Try to include one screenshot that shows the full browser window, not just the red banner. Admins often need the URL path, the section name, and the step you were on.
If the portal shows a request ID, correlation ID, or a long string near the banner, copy it. That single code can point straight to the failing service.
Write A Short, Clear Message
- State the action — “I clicked Submit on Add New Application.”
- State the result — “It returned ‘add new application failed — please contact the admin’.”
- State what you tried — Private window, new browser, new network, smaller file.

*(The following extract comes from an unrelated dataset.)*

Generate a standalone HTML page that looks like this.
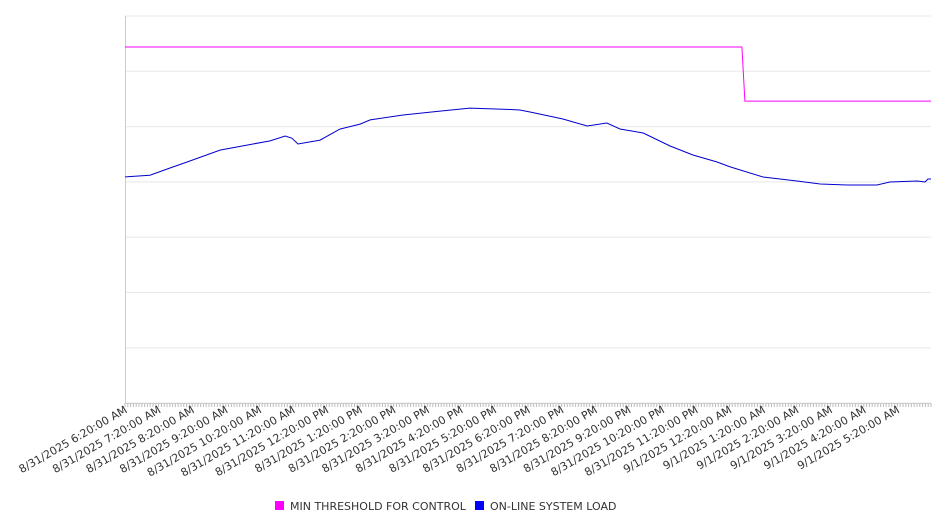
<!DOCTYPE html>
<html><head><meta charset="utf-8"><style>
body{margin:0;background:#fff;}
svg{display:block;font-family:"DejaVu Sans","Liberation Sans",sans-serif;}
</style></head><body>
<svg id="chart" width="946" height="526">
<g id="grid"></g><g id="ticks"></g><g id="labels"></g><g id="series"></g>
<g>
<rect x="275" y="501" width="9" height="9" fill="#ff00ff"/>
<text x="290" y="510" font-size="11" fill="#333">MIN THRESHOLD FOR CONTROL</text>
<rect x="475" y="501" width="9" height="9" fill="#0000ff"/>
<text x="490" y="510" font-size="11" fill="#333">ON-LINE SYSTEM LOAD</text>
</g>
</svg>
<script>
const yTicks=[0,1000,2000,3000,4000,5000,6000,7000];
const hourLabels=["8/31/2025 6:20:00 AM","8/31/2025 7:20:00 AM","8/31/2025 8:20:00 AM","8/31/2025 9:20:00 AM","8/31/2025 10:20:00 AM","8/31/2025 11:20:00 AM","8/31/2025 12:20:00 PM","8/31/2025 1:20:00 PM","8/31/2025 2:20:00 PM","8/31/2025 3:20:00 PM","8/31/2025 4:20:00 PM","8/31/2025 5:20:00 PM","8/31/2025 6:20:00 PM","8/31/2025 7:20:00 PM","8/31/2025 8:20:00 PM","8/31/2025 9:20:00 PM","8/31/2025 10:20:00 PM","8/31/2025 11:20:00 PM","9/1/2025 12:20:00 AM","9/1/2025 1:20:00 AM","9/1/2025 2:20:00 AM","9/1/2025 3:20:00 AM","9/1/2025 4:20:00 AM","9/1/2025 5:20:00 AM"];
const loadHours=[0,0.74,1.34,1.85,2.83,3.81,4.32,4.77,4.97,5.15,5.81,6.40,7.00,7.30,8.28,9.38,10.27,11.26,11.76,12.06,12.36,13.04,13.76,14.35,14.74,15.43,16.23,16.91,17.63,18.02,19.0,20.01,20.70,21.5,22.39,22.78,23.59,23.82,23.91,24];
const loadValues=[4090,4120,4250,4360,4575,4685,4740,4830,4790,4685,4755,4955,5045,5120,5210,5280,5335,5315,5300,5263,5225,5137,5010,5065,4956,4884,4649,4486,4360,4270,4088,4015,3961,3943,3943,3997,4015,3997,4052,4052];
const thrHours=[0,18.37,18.46,24];
const thrValues=[6440,6440,5460,5460];
const X0=125,X1=931,Y0=403,Y1=16,ns="http://www.w3.org/2000/svg";
const x=h=>X0+(X1-X0)*h/24;
const y=v=>Y0-(Y0-Y1)*v/7000;
function mk(t,a,p){const e=document.createElementNS(ns,t);for(const k in a)e.setAttribute(k,a[k]);p.appendChild(e);return e;}
const grid=document.getElementById('grid');
yTicks.forEach(v=>{const l=mk('line',{x1:X0,x2:X1,y1:y(v),y2:y(v),stroke:'#e8e8e8','stroke-width':1},grid);

});
const ax=mk('line',{x1:X0+0.5,x2:X0+0.5,y1:Y1,y2:Y0,stroke:'#ccc'},grid);


const tk=document.getElementById('ticks');
let d='';for(let i=0;i<=288;i++){const xx=(x(i/12)).toFixed(1);d+=`M${xx} ${Y0}V${Y0+4}`;}
const tp=mk('path',{d:d,stroke:'#bbb','stroke-width':1},tk);


const bl=mk('line',{x1:X0,x2:X1,y1:Y0+0.5,y2:Y0+0.5,stroke:'#ccc'},tk);


const lg=document.getElementById('labels');
hourLabels.forEach((s,i)=>{const tx=x(i)+3,ty=412;
const t=mk('text',{x:tx,y:ty,'text-anchor':'end','font-size':11,fill:'#333',transform:`rotate(-30 ${tx} ${ty})`},lg);t.textContent=s;

});
const sg=document.getElementById('series');
const pts=(hs,vs)=>hs.map((h,i)=>x(h).toFixed(1)+','+y(vs[i]).toFixed(1)).join(' ');
const p1=mk('polyline',{points:pts(thrHours,thrValues),fill:'none',stroke:'#ff00ff','stroke-width':1},sg);


const p2=mk('polyline',{points:pts(loadHours,loadValues),fill:'none',stroke:'#0000cc','stroke-width':1},sg);


</script>
</body></html>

- Ask for the next step — Draft restore, manual release, or a confirmed outage note.
This keeps the exchange tight.
Preventing The Error Next Time
Once you get through, a few habits reduce repeat failures. These steps help on busy public portals, job application systems, and internal company tools alike.
- Prepare files first — Resize photos and PDFs before you open the form.
- Type in a plain text editor — Then paste, so you don’t lose work on a refresh.
- Submit in one sitting — Long pauses can expire tokens.
- Keep one tab only — Multiple tabs can overwrite session state.
- Save proof — Screenshot the confirmation page and keep the reference number.
If you’re still stuck after all steps, the issue is likely on the server side. At that point, retrying every minute can make it worse. Wait, then try once during a quiet time window.
And if you see the same banner again, copy the error text exactly. Many systems use similar wording, and the exact phrase helps an admin map it to a specific log event.
If you keep seeing add new application failed — please contact the admin after a clean retry, that points to a server-side block, not your browser.
One last reminder: if your portal is a government e-visa site, use the official domain and avoid third-party links. People have reported that switching to the official application page cleared the error for them.